#### Dataset excerpts

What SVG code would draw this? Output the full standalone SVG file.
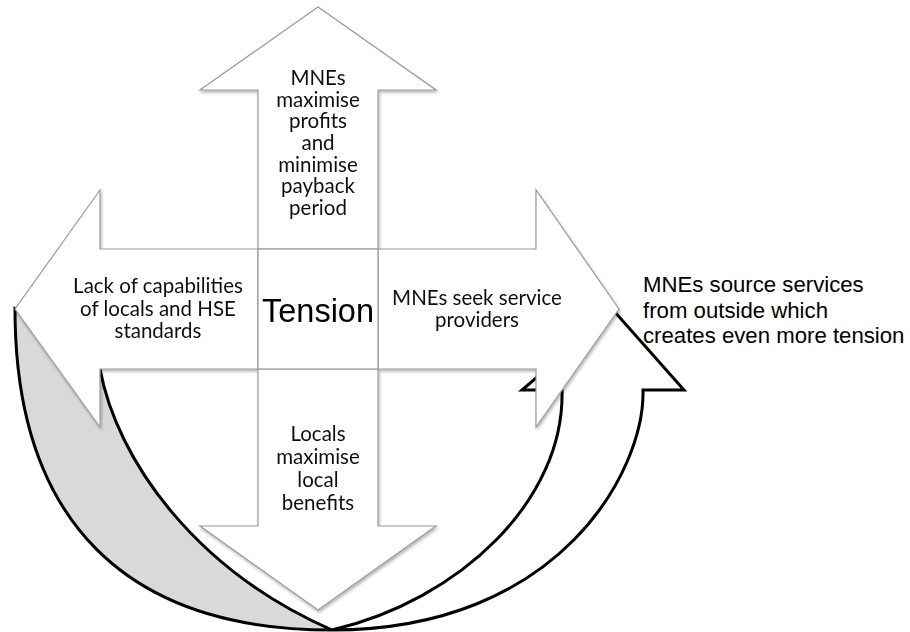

...

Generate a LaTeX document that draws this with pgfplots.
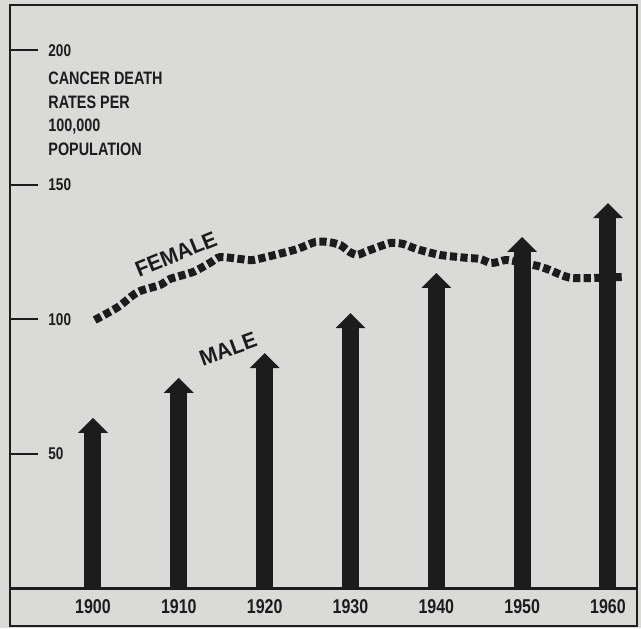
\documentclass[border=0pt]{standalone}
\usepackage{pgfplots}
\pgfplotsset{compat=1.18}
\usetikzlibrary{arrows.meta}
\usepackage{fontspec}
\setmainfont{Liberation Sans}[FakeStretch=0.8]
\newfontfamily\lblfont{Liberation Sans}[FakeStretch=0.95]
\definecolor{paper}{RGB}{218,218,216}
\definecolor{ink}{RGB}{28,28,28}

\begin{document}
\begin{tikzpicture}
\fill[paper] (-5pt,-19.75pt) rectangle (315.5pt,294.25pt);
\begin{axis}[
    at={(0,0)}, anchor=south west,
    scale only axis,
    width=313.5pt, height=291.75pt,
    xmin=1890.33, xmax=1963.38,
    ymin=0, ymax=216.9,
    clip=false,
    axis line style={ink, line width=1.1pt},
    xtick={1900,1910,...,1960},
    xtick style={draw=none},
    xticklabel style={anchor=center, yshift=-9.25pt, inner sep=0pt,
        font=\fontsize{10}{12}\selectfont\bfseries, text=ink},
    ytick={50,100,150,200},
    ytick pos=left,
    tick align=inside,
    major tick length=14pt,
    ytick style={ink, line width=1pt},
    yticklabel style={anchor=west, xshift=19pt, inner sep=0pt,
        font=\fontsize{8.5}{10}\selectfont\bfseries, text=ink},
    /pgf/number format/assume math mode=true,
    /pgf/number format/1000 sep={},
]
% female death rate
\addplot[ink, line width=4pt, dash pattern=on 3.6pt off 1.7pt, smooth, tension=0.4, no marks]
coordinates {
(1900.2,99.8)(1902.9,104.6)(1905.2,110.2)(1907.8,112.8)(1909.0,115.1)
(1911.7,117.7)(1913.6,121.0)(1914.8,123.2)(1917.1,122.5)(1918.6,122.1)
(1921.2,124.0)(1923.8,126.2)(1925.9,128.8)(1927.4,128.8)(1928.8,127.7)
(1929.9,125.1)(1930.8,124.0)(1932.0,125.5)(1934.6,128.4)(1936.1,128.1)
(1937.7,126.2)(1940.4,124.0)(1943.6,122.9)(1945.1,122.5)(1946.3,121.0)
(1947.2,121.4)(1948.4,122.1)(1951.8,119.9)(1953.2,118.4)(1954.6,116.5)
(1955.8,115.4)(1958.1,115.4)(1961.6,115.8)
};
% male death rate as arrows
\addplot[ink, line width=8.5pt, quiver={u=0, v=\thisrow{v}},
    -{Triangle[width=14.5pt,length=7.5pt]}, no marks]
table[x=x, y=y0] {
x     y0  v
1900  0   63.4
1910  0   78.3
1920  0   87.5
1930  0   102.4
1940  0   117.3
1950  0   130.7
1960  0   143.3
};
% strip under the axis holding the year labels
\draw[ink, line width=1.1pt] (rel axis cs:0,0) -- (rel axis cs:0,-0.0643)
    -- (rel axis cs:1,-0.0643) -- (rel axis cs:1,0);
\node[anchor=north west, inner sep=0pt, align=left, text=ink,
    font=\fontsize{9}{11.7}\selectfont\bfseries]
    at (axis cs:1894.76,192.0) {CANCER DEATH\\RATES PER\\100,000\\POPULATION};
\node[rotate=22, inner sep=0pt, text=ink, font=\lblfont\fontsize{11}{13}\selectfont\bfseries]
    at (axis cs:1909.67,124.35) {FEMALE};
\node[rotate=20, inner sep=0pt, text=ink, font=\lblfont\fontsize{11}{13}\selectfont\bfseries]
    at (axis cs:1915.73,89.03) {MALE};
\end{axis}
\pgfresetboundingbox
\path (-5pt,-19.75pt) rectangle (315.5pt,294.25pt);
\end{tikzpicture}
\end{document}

* * *

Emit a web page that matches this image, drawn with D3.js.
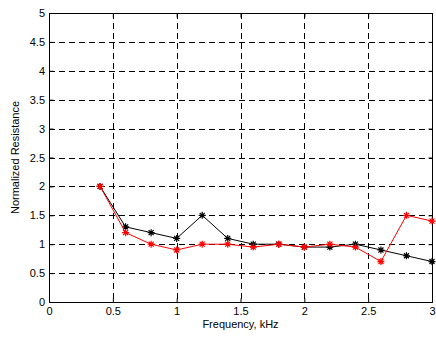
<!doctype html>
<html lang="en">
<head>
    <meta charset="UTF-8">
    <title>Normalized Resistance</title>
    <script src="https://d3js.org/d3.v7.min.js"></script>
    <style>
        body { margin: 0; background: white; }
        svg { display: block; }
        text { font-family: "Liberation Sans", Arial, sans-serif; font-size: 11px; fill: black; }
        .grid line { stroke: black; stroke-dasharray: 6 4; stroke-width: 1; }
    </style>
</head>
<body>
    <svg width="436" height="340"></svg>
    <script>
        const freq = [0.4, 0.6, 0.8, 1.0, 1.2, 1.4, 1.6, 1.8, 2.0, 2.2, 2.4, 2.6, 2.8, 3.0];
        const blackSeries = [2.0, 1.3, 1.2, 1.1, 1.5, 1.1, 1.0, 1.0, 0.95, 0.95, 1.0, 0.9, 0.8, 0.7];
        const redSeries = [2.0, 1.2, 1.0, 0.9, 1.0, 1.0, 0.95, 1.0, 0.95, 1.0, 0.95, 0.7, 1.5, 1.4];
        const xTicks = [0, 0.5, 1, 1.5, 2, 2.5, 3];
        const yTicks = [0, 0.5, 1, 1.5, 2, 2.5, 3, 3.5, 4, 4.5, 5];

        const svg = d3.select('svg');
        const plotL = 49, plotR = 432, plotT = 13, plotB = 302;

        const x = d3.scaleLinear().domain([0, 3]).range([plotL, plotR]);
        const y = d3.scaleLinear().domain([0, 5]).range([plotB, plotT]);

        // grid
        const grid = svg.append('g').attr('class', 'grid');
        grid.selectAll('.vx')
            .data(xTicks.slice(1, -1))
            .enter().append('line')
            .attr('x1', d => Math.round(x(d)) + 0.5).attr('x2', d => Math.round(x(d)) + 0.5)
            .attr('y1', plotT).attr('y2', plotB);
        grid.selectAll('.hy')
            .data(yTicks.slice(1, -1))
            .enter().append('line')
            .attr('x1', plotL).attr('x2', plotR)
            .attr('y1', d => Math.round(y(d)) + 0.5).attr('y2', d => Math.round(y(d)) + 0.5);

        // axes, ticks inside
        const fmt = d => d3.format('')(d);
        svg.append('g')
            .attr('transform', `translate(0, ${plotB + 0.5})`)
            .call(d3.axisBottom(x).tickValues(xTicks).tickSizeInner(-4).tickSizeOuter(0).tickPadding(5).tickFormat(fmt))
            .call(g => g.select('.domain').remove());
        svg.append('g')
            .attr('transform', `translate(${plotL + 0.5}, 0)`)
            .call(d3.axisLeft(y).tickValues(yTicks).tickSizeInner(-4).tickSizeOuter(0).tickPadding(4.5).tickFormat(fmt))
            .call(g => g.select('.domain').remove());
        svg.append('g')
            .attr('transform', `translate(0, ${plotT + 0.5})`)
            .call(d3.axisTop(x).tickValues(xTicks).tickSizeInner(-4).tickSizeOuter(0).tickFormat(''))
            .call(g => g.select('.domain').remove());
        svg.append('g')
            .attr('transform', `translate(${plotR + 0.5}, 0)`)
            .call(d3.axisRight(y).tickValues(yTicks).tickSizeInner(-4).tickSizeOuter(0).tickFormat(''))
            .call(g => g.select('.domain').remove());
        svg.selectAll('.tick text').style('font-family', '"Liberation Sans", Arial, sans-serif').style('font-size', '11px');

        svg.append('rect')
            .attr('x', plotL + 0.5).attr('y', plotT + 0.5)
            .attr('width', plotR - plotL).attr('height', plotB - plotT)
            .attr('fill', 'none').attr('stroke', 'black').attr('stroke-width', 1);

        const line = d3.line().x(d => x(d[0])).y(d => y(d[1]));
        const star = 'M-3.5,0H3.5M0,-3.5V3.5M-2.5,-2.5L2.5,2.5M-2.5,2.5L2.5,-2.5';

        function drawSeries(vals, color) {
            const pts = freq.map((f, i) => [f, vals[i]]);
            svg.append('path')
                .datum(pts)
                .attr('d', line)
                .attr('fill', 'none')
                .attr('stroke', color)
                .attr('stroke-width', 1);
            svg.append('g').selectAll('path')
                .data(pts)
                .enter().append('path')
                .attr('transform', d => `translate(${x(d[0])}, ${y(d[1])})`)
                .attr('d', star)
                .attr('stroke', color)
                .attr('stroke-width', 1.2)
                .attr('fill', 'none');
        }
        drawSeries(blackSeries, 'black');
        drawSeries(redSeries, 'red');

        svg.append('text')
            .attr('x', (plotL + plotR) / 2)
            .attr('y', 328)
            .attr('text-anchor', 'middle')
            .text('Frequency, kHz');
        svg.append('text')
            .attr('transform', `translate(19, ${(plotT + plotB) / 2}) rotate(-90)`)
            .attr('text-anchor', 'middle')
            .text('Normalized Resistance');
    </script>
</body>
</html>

#### Directions
Take every line above carrying "standalone" and return it.

#### Solution to the exercise
What SVG code would draw this? Output the full standalone SVG file.
\documentclass[border=0pt]{standalone}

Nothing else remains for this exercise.